*What is expected*
Each line from the top of the listing through the one holding "plt.rcParams['font.family'] = ['Liberation" should be restated word for word, with nothing added and no pictures.

*Supplied information*
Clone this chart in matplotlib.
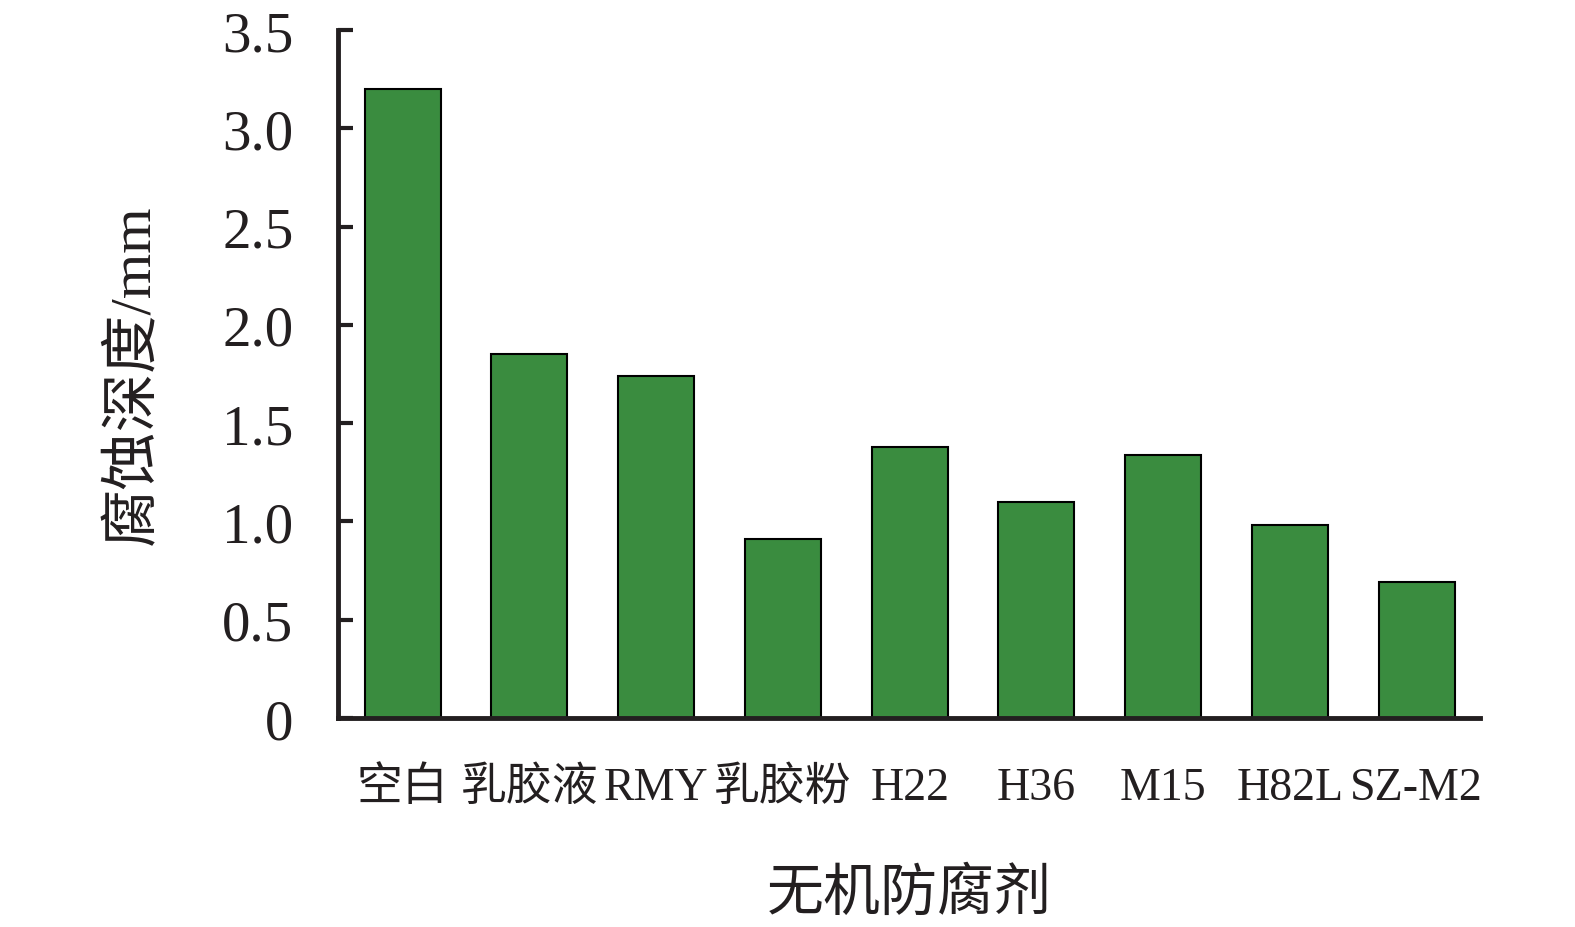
import matplotlib.pyplot as plt

plt.rcParams['font.family'] = ['Liberation Serif', 'Noto Sans CJK SC']

# Data
agents = ['空白', '乳胶液', 'RMY', '乳胶粉', 'H22', 'H36', 'M15', 'H82L', 'SZ-M2']
depth = [3.20, 1.85, 1.74, 0.91, 1.38, 1.10, 1.34, 0.98, 0.69]
y_ticks = [0, 0.5, 1.0, 1.5, 2.0, 2.5, 3.0, 3.5]
y_tick_labels = ['0', '0.5', '1.0', '1.5', '2.0', '2.5', '3.0', '3.5']

fig = plt.figure(figsize=(15.75, 9.28), dpi=100)
ax = fig.add_axes([0.2146, 0.2252, 0.7251, 0.7413])

x = range(len(agents))
ax.bar(x, depth, width=0.6, color='#3a8c3f', edgecolor='black', linewidth=1.5, zorder=2)

ax.set_xlim(-0.51, 8.5)
ax.set_ylim(0, 3.5)
ax.set_xticks(list(x))
ax.set_xticklabels(agents, fontsize=33)
ax.set_yticks(y_ticks)
ax.set_yticklabels(y_tick_labels, fontsize=41)

for s in ['top', 'right']:
    ax.spines[s].set_visible(False)
for s in ['left', 'bottom']:
    ax.spines[s].set_linewidth(3.5)
    ax.spines[s].set_color('#231f20')

ax.tick_params(axis='y', direction='in', length=11, width=3, pad=32, colors='#231f20')
ax.tick_params(axis='x', direction='in', length=7, width=3, pad=35, colors='#231f20')
ax.tick_params(labelcolor='#231f20')

ax.set_xlabel('无机防腐剂', fontsize=41, labelpad=42, color='#231f20')
ax.set_ylabel('腐蚀深度/mm', fontsize=42, labelpad=44, color='#231f20')

fig.savefig('out.png', dpi=100)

*Right answer*
Clone this chart in matplotlib.
import matplotlib.pyplot as plt

plt.rcParams['font.family'] = ['Liberation Serif', 'Noto Sans CJK SC']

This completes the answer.